This year, in my Professional Learning Plan, I have two goals, one that is fairly mundane and one that is more interesting. A Professional Learning Plan, usually called a PLP, contains a teacher’s annual professional development goals, and it is required by Alabama’s statewide Teaching Effectiveness program. That first goal this year is to improve my use of technology, since I recently got some textbook samples for English 12, and all of them were heavy on tech-based resources. Although I’m no technophobe, I am a red-pen-on-paper kind of grader, and that may not be possible with these new web-based textbooks and resources. So, I’m trying to get with the program.

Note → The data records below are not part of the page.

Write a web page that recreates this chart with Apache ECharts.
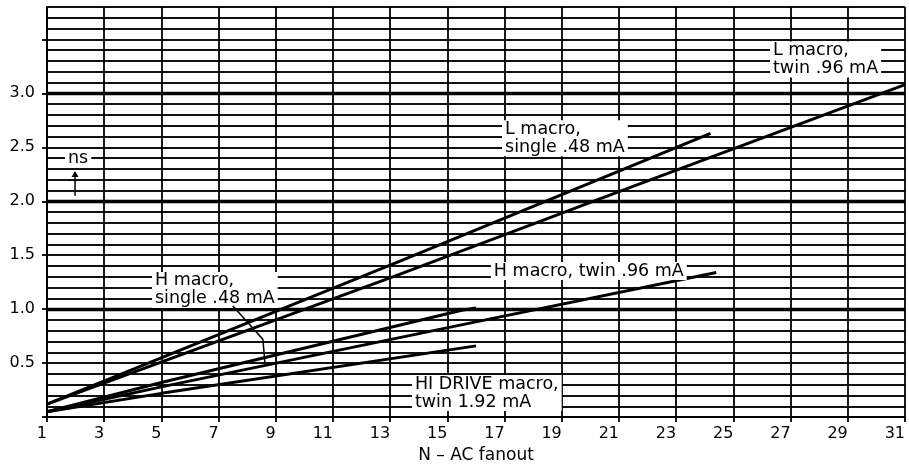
<!DOCTYPE html>
<html>
<head>
<meta charset="utf-8">
<script src="https://cdn.jsdelivr.net/npm/echarts@6/dist/echarts.min.js"></script>
<style>
  html, body { margin: 0; padding: 0; background: #fff; }
  #chart { width: 909px; height: 469px; }
</style>
</head>
<body>
<div id="chart"></div>
<script>
// Delay (ns) versus AC fanout, one [fanout, delay] list per macro type
const lMacroTwin   = [[1, 0.12], [13.3, 1.32], [21, 2.09], [31, 3.08]];
const lMacroSingle = [[1, 0.12], [13.3, 1.44], [21, 2.28], [24.2, 2.63]];
const hMacroTwin   = [[1, 0.05], [5, 0.28], [15.4, 0.85], [24.4, 1.34]];
const hMacroSingle = [[1, 0.05], [5, 0.32], [15.5, 0.99], [16, 1.01]];
const hiDriveTwin  = [[1, 0.05], [5, 0.22], [16, 0.66]];

const seriesNames = [
  'L macro, twin .96 mA',
  'L macro, single .48 mA',
  'H macro, twin .96 mA',
  'H macro, single .48 mA',
  'HI DRIVE macro, twin 1.92 mA'
];

// Axis ticks
const yLabelValues = [0.5, 1.0, 1.5, 2.0, 2.5, 3.0];
const yTickValues  = [0, 0.5, 1.0, 1.5, 2.0, 2.5, 3.0, 3.5];
const heavyRules   = [1, 2, 3];

const FONT = 'DejaVu Sans';
const INK = '#000';

const chart = echarts.init(document.getElementById('chart'), null, { renderer: 'canvas' });

const curves = [lMacroTwin, lMacroSingle, hMacroTwin, hMacroSingle, hiDriveTwin];

const series = curves.map((d, i) => {
  const s = {
    name: seriesNames[i],
    type: 'line',
    data: d,
    yAxisIndex: 0,
    symbol: 'none',
    showSymbol: false,
    silent: true,
    z: 3,
    lineStyle: { color: INK, width: 3 }
  };
  if (i === 0) {
    s.markLine = {
      silent: true,
      symbol: 'none',
      label: { show: false },
      z: 2,
      lineStyle: { color: INK, width: 3.4, type: 'solid' },
      data: heavyRules.map(v => ({ yAxis: v }))
    };
  }
  return s;
});

chart.setOption({
  animation: false,
  backgroundColor: '#fff',
  grid: { left: 47, right: 4, top: 7, bottom: 48, containLabel: false },
  xAxis: {
    type: 'value',
    min: 1, max: 31, interval: 2,
    name: 'N \u2013 AC fanout',
    nameLocation: 'middle',
    nameGap: 26,
    nameTextStyle: { fontFamily: FONT, fontSize: 17, color: INK },
    axisLine: { show: true, lineStyle: { color: INK, width: 1.8 } },
    axisTick: { show: true, inside: false, length: 5, lineStyle: { color: INK, width: 1.8 } },
    axisLabel: { fontFamily: FONT, fontSize: 16, color: INK, margin: 9, align: 'right' },
    splitLine: { show: true, lineStyle: { color: INK, width: 1.8 } }
  },
  yAxis: [
    {
      // fine ruling every 0.1 ns
      type: 'value',
      position: 'left',
      min: 0, max: 3.8, interval: 0.1,
      axisLine: { show: true, lineStyle: { color: INK, width: 1.8 } },
      axisTick: { show: false },
      axisLabel: { show: false },
      splitLine: { show: true, lineStyle: { color: '#111', width: 1.8 } }
    },
    {
      // labelled scale
      type: 'value',
      position: 'left',
      min: 0, max: 3.8, interval: 0.5,
      axisLine: { show: false },
      axisTick: { show: true, customValues: yTickValues, length: 5, lineStyle: { color: INK, width: 1.8 } },
      axisLabel: {
        customValues: yLabelValues,
        formatter: v => Number(v).toFixed(1),
        fontFamily: FONT, fontSize: 16, color: INK, margin: 12
      },
      splitLine: { show: false }
    }
  ],
  series: series
});

// Annotations, anchored in data units (text block top-left corner)
const notes = [
  { text: 'L macro,\ntwin .96 mA',          at: [26.28, 3.48] },
  { text: 'L macro,\nsingle .48 mA',        at: [16.91, 2.75] },
  { text: 'H macro, twin .96 mA',           at: [16.52, 1.437] },
  { text: 'H macro,\nsingle .48 mA',        at: [4.67, 1.345] },
  { text: 'HI DRIVE macro,\ntwin 1.92 mA',  at: [13.76, 0.39] },
  { text: 'ns',                             at: [1.63, 2.48] }
];
const leader = [[7.5, 1.03], [8.55, 0.72], [8.62, 0.50]];
const unitArrow = { from: [1.98, 2.05], to: [1.98, 2.28] };

const px = p => chart.convertToPixel({ gridIndex: 0 }, p);

const graphics = notes.map(n => {
  const p = px(n.at);
  return {
    type: 'text',
    x: p[0], y: p[1],
    z: 100,
    silent: true,
    style: {
      text: n.text,
      fill: INK,
      fontFamily: FONT,
      fontSize: 17.5,
      lineHeight: 18,
      align: 'left',
      verticalAlign: 'top',
      backgroundColor: '#fff',
      padding: [0, 3, 0, 3]
    }
  };
});

graphics.push({
  type: 'polyline',
  z: 101,
  silent: true,
  shape: { points: leader.map(px) },
  style: { stroke: INK, lineWidth: 1.5, fill: null }
});

const a0 = px(unitArrow.from), a1 = px(unitArrow.to);
graphics.push({
  type: 'line',
  z: 101,
  silent: true,
  shape: { x1: a0[0], y1: a0[1], x2: a1[0], y2: a1[1] + 4 },
  style: { stroke: INK, lineWidth: 1.5 }
});
graphics.push({
  type: 'polygon',
  z: 101,
  silent: true,
  shape: { points: [[a1[0], a1[1]], [a1[0] - 3.5, a1[1] + 6], [a1[0] + 3.5, a1[1] + 6]] },
  style: { fill: INK, stroke: null }
});

chart.setOption({ graphic: graphics });
</script>
</body>
</html>
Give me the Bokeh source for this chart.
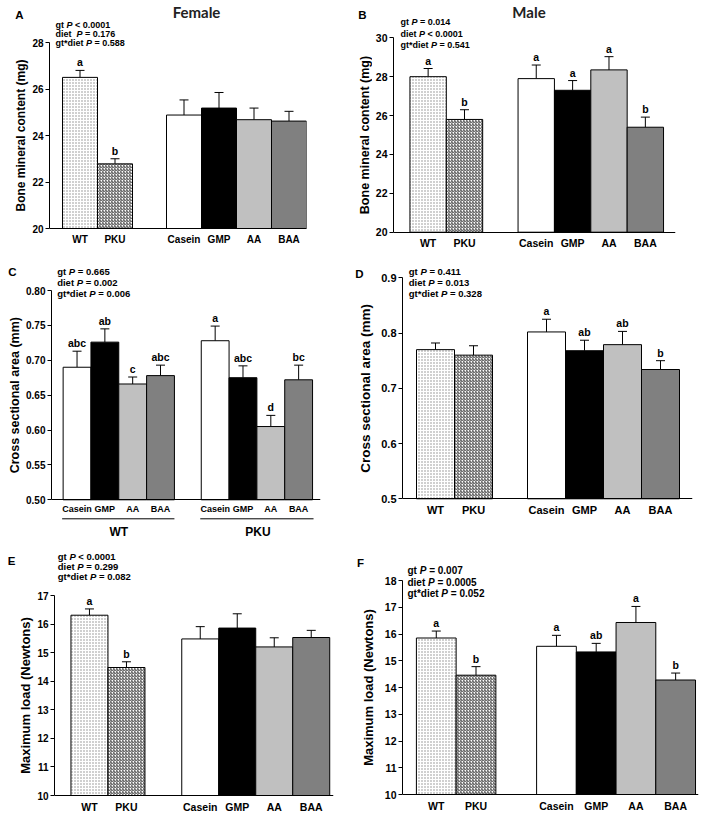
import math
from bokeh.plotting import figure
from bokeh.layouts import column, row
from bokeh.models import (Range1d, FixedTicker, CustomJSTickFormatter, Label, Whisker,
                          TeeHead, ColumnDataSource, NumeralTickFormatter)
from bokeh.core.properties import value
from bokeh.embed import file_html
from bokeh.resources import INLINE

FONT = "Liberation Sans"

# ---------------- data ----------------
bars6 = ["WT", "PKU", "Casein", "GMP", "AA", "BAA"]
diets = ["Casein", "GMP", "AA", "BAA"]
genotypes = ["WT", "PKU"]

A_mean = [26.50, 22.78, 24.88, 25.18, 24.68, 24.62]
A_sem = [0.30, 0.22, 0.65, 0.67, 0.50, 0.42]
A_let = ["a", "b", "", "", "", ""]
A_stats = [("gt ", " < 0.0001"), ("diet  ", " = 0.176"), ("gt*diet ", " = 0.588")]

B_mean = [28.00, 25.80, 27.90, 27.30, 28.35, 25.40]
B_sem = [0.42, 0.50, 0.70, 0.50, 0.68, 0.52]
B_let = ["a", "b", "a", "a", "a", "b"]
B_stats = [("gt ", " = 0.014"), ("diet ", " < 0.0001"), ("gt*diet ", " = 0.541")]

C_wt_mean = [0.690, 0.726, 0.666, 0.678]
C_wt_sem = [0.023, 0.019, 0.010, 0.015]
C_wt_let = ["abc", "ab", "c", "abc"]
C_pku_mean = [0.728, 0.675, 0.605, 0.672]
C_pku_sem = [0.021, 0.017, 0.016, 0.021]
C_pku_let = ["a", "abc", "d", "bc"]
C_stats = [("gt ", " = 0.665"), ("diet ", " = 0.002"), ("gt*diet ", " = 0.006")]

D_mean = [0.770, 0.760, 0.802, 0.768, 0.779, 0.734]
D_sem = [0.012, 0.017, 0.023, 0.019, 0.024, 0.016]
D_let = ["", "", "a", "ab", "ab", "b"]
D_stats = [("gt ", " = 0.411"), ("diet ", " = 0.013"), ("gt*diet ", " = 0.328")]

E_mean = [16.31, 14.48, 15.48, 15.86, 15.20, 15.53]
E_sem = [0.22, 0.20, 0.43, 0.50, 0.32, 0.25]
E_let = ["a", "b", "", "", "", ""]
E_stats = [("gt ", " < 0.0001"), ("diet ", " = 0.299"), ("gt*diet ", " = 0.082")]

F_mean = [15.85, 14.46, 15.54, 15.33, 16.43, 14.28]
F_sem = [0.26, 0.32, 0.41, 0.32, 0.60, 0.26]
F_let = ["a", "b", "a", "ab", "a", "b"]
F_stats = [("gt ", " = 0.007"), ("diet ", " = 0.0005"), ("gt*diet ", " = 0.052")]

# ---------------- styles ----------------
STYLE = {
    "WT": dict(fill="white", hatch=".", hcol="#8a8a8a", hs=3.0, hw=1.0),
    "PKU": dict(fill="white", hatch="/", hcol="#444444", hs=3.0, hw=1.0),
    "Casein": dict(fill="white", hatch=" ", hcol="black", hs=4.0, hw=1.0),
    "GMP": dict(fill="black", hatch=" ", hcol="black", hs=4.0, hw=1.0),
    "AA": dict(fill="#c0c0c0", hatch=" ", hcol="black", hs=4.0, hw=1.0),
    "BAA": dict(fill="#808080", hatch=" ", hcol="black", hs=4.0, hw=1.0),
}

WID = {' ': 278, 'g': 611, 't': 333, 'd': 611, 'i': 278, 'e': 556, '*': 389,
       '<': 584, '=': 584, '.': 278, 'P': 667}


def tw(s, size):
    return sum(WID.get(c, 556) for c in s) * size / 1000.0


def blank_fig(w, h, xr, yr):
    p = figure(width=w, height=h, x_range=xr, y_range=yr, output_backend="svg",
               toolbar_location=None, tools="", min_border_left=0, min_border_right=0,
               min_border_top=0, min_border_bottom=0)
    p.axis.visible = False
    p.xgrid.visible = False
    p.ygrid.visible = False
    p.outline_line_color = None
    return p


def build(fx, fy, fw, fh, ax0, tick_w, bw, starts, counts, xend, ftop, fbot, y0, y1, ystep,
          yfmt, names, means, sems, letters, ylabel, ylab_x, stats, stat_x, stat_ys,
          stat_size, letter, letter_xy, ysz, xsz, lsz, xstand=5, title=None,
          title_xy=None):
    sw = int(round(ax0 - fx - tick_w))
    mx = fx + sw
    mfw = fw - sw
    ml = int(round(ax0 - mx))
    mr = int(round(mfw - (xend - mx)))
    unit = (y1 - y0) / (fbot - ftop)
    ytop = y1 + (ftop - fy) * unit
    ybot = y0 - (fy + fh - fbot) * unit
    xmax = (xend - ax0) / bw

    # ---- left strip: panel letter and y axis title ----
    s = blank_fig(sw, fh, Range1d(fx, fx + sw), Range1d(fy + fh, fy))
    s.text(x=[letter_xy[0]], y=[letter_xy[1]], text=[letter], text_font=value(FONT),
           text_font_style="bold", text_font_size="11.5px", text_align="center",
           text_baseline="middle", text_color="black")
    s.text(x=[ylab_x], y=[(ftop + fbot) / 2], text=[ylabel], angle=math.pi / 2,
           text_font=value(FONT), text_font_style="bold", text_font_size=f"{lsz}px",
           text_align="center", text_baseline="middle", text_color="black")

    # ---- main plot (frame spans the full height; x axis pinned at the baseline) ----
    p = figure(width=mfw, height=fh, x_range=Range1d(0, xmax), y_range=Range1d(ybot, ytop),
               output_backend="svg", toolbar_location=None, tools="",
               min_border_left=ml, min_border_right=mr, min_border_top=0,
               min_border_bottom=0)
    p.outline_line_color = None
    p.xgrid.visible = False
    p.ygrid.visible = False
    p.background_fill_color = "white"

    def xd(px):
        return (px - ax0) / bw

    def yd(py):
        return y0 + (fbot - py) * unit

    centers = []
    for st_, n in zip(starts, counts):
        centers += [(st_ - ax0) / bw + 0.5 + i for i in range(n)]

    st = [STYLE[n] for n in names]
    src = ColumnDataSource(dict(
        x=centers, top=means, upper=[m + e for m, e in zip(means, sems)],
        fill=[q["fill"] for q in st], hatch=[q["hatch"] for q in st],
        hcol=[q["hcol"] for q in st], hs=[q["hs"] for q in st], hw=[q["hw"] for q in st],
        let=letters))
    p.vbar(x="x", top="top", bottom=y0, width=1.0, source=src, fill_color="fill",
           line_color="black", line_width=1, hatch_pattern="hatch", hatch_color="hcol",
           hatch_scale="hs", hatch_weight="hw")
    p.add_layout(Whisker(source=src, base="x", lower="top", upper="upper",
                         dimension="height", line_color="black", line_width=1,
                         upper_head=TeeHead(size=9, line_color="black", line_width=1),
                         lower_head=None))
    p.text(x="x", y="upper", text="let", source=src, text_align="center",
           text_baseline="bottom", y_offset=-2, text_font=value(FONT),
           text_font_style="bold", text_font_size="10.5px", text_color="black")

    ticks = []
    k = 0
    while y0 + k * ystep <= y1 + 1e-9:
        ticks.append(round(y0 + k * ystep, 4))
        k += 1
    ya = p.yaxis[0]
    ya.bounds = (y0, y1)
    ya.ticker = FixedTicker(ticks=ticks)
    ya.formatter = NumeralTickFormatter(format=yfmt)
    ya.major_tick_out = 4
    ya.major_tick_in = 0
    ya.minor_tick_out = 0
    ya.minor_tick_in = 0
    ya.axis_line_color = "black"
    ya.major_tick_line_color = "black"
    ya.major_label_standoff = 2
    ya.major_label_text_font = FONT
    ya.major_label_text_font_style = "bold"
    ya.major_label_text_font_size = f"{ysz}px"
    ya.major_label_text_color = "black"

    xa = p.xaxis[0]
    xa.fixed_location = y0
    xa.ticker = FixedTicker(ticks=centers)
    xa.formatter = CustomJSTickFormatter(args=dict(labels=names),
                                         code="return labels[index];")
    xa.major_tick_out = 0
    xa.major_tick_in = 0
    xa.minor_tick_out = 0
    xa.minor_tick_in = 0
    xa.axis_line_color = "black"
    xa.major_label_standoff = xstand
    xa.major_label_text_font = FONT
    xa.major_label_text_font_style = "bold"
    xa.major_label_text_font_size = f"{xsz}px"
    xa.major_label_text_color = "black"

    sp = tw(" ", stat_size)
    for (pre, suf), py in zip(stats, stat_ys):
        common = dict(x=xd(stat_x), y=yd(py), x_units="data", y_units="data",
                      text_font=FONT, text_font_size=f"{stat_size}px",
                      text_baseline="middle", text_color="black")
        p.add_layout(Label(text=pre.strip(), text_font_style="bold", **common))
        p.add_layout(Label(text="P", text_font_style="bold italic",
                           x_offset=tw(pre, stat_size), **common))
        p.add_layout(Label(text=suf.strip(), text_font_style="bold",
                           x_offset=tw(pre, stat_size) + tw("P", stat_size) + sp, **common))
    if title:
        p.add_layout(Label(text=title, x=xd(title_xy[0]), y=yd(title_xy[1]),
                           text_font="Lato", text_font_style="bold",
                           text_font_size="15px", text_align="center",
                           text_baseline="middle", text_color="#222222"))
    p._xd = xd
    p._yd = yd
    return s, p


sA, pA = build(0, 0, 345, 262, 49, 20, 35, [62, 166], [2, 4], 306, 42, 228, 20, 28, 2, "0",
               bars6, A_mean, A_sem, A_let, "Bone mineral content (mg)", 20.5, A_stats, 55,
               [24, 33, 42], 9, "A", (19, 14), 10, 10, 12, title="Female",
               title_xy=(196, 11))

sB, pB = build(345, 0, 364, 262, 392, 20, 36.5, [408.5, 517], [2, 4], 675, 37.3, 231.7, 20,
               30, 2, "0", bars6, B_mean, B_sem, B_let, "Bone mineral content (mg)", 364.5,
               B_stats, 399, [21.5, 33, 44.5], 9, "B", (362, 14), 10.5, 10.5, 12.5,
               title="Male", title_xy=(528, 11))

sC, pC = build(0, 262, 345, 283, 49.3, 26, 28, [61, 200], [4, 4], 320, 290, 499.3, 0.5, 0.8,
               0.05, "0.00", diets + diets, C_wt_mean + C_pku_mean, C_wt_sem + C_pku_sem,
               C_wt_let + C_pku_let, "Cross sectional area (mm)", 14, C_stats, 55,
               [270.5, 282, 293.3], 9.5, "C", (12, 271), 10, 9, 12.5, xstand=4)

# genotype group underlines and names beneath panel C
gline_x0 = [pC._xd(60), pC._xd(199)]
gline_x1 = [pC._xd(173), pC._xd(313)]
gline_y = [pC._yd(518.3)] * 2
pC.segment(x0=gline_x0, y0=gline_y, x1=gline_x1, y1=gline_y, line_color="black",
           line_width=1)
pC.text(x=[pC._xd(117), pC._xd(257)], y=[pC._yd(531)] * 2, text=genotypes,
        text_font=value(FONT), text_font_style="bold", text_font_size="12px",
        text_align="center", text_baseline="middle", text_color="black")

sD, pD = build(345, 262, 364, 283, 401.7, 24, 38, [415.7, 526.7], [2, 4], 691.7, 277.3,
               498.3, 0.5, 0.9, 0.1, "0.0", bars6, D_mean, D_sem, D_let,
               "Cross sectional area (mm)", 365, D_stats, 408, [270.5, 282, 293.3], 9.5,
               "D", (359, 273), 11, 11, 13.5)

sE, pE = build(0, 545, 345, 269, 51.7, 18, 37.3, [68.3, 180], [2, 4], 333, 595, 795, 10, 17,
               1, "0", bars6, E_mean, E_sem, E_let, "Maximum load (Newtons)", 25, E_stats,
               55, [556, 566, 575.5], 9.5, "E", (11, 560), 10, 10.5, 13)

sF, pF = build(345, 545, 364, 269, 400, 19, 40, [414, 535], [2, 4], 698, 580, 794, 10, 18, 1,
               "0", bars6, F_mean, F_sem, F_let, "Maximum load (Newtons)", 367.5, F_stats,
               405, [570, 582, 593.3], 10, "F", (360, 562), 10.5, 10.5, 13)

layout = column(row(sA, pA, sB, pB), row(sC, pC, sD, pD), row(sE, pE, sF, pF))

open("out.html", "w").write(file_html(layout, INLINE))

It is the second goal that will be more challenging: to research ways that a classroom teacher can advocate for himself and his school. In the era of accountability laws and Waiting for Superman, countering those narratives has been necessary. However, most discussions of advocacy by teachers go in other directions. There’s plenty of talk on how to advocate for students (low-income, English second-language, minority, abused/neglected), for families (migrant, minority, low-income), for curriculum (inclusive, culturally responsive), and for worker’s rights (unions, professional organizations, etc.) But what if I’m not advocating for someone else? I want to know: how does a classroom teacher speak out publicly, on campus and off campus, in a respectful and professional way, to ensure that his own school, his own programmatic offerings, and his own classroom situation are preserved, respected, and valued by people who make decisions about staffing and funding?
Any competent classroom teacher will have queries to make and concerns to share – about school culture, course offerings, teacher units, facilities – so how should that happen? Teachers tend to use our unions – NEA or AFT – for resolving disputes and our PTAs for creating on-campus parent involvement. Yet, so far as I can see, there is no institution, organization, or structure that is designed and utilized for helping teachers communicate the realities on the ground to administrators and legislators who are making policy. As teachers, we’re told to use formative assessments to detect our students’ potential problems in advance, because identifying failure at the summative assessment phase is too late. And that’s the spirit of my inquiry: how can classroom teachers participate in respectful, productive formative assessments of current and prospective regulations and policies, to identify both what is working and what is not?
Throughout the year, I’ll be doing some research on this, and I’d be glad to hear from anyone who has an idea to share about it.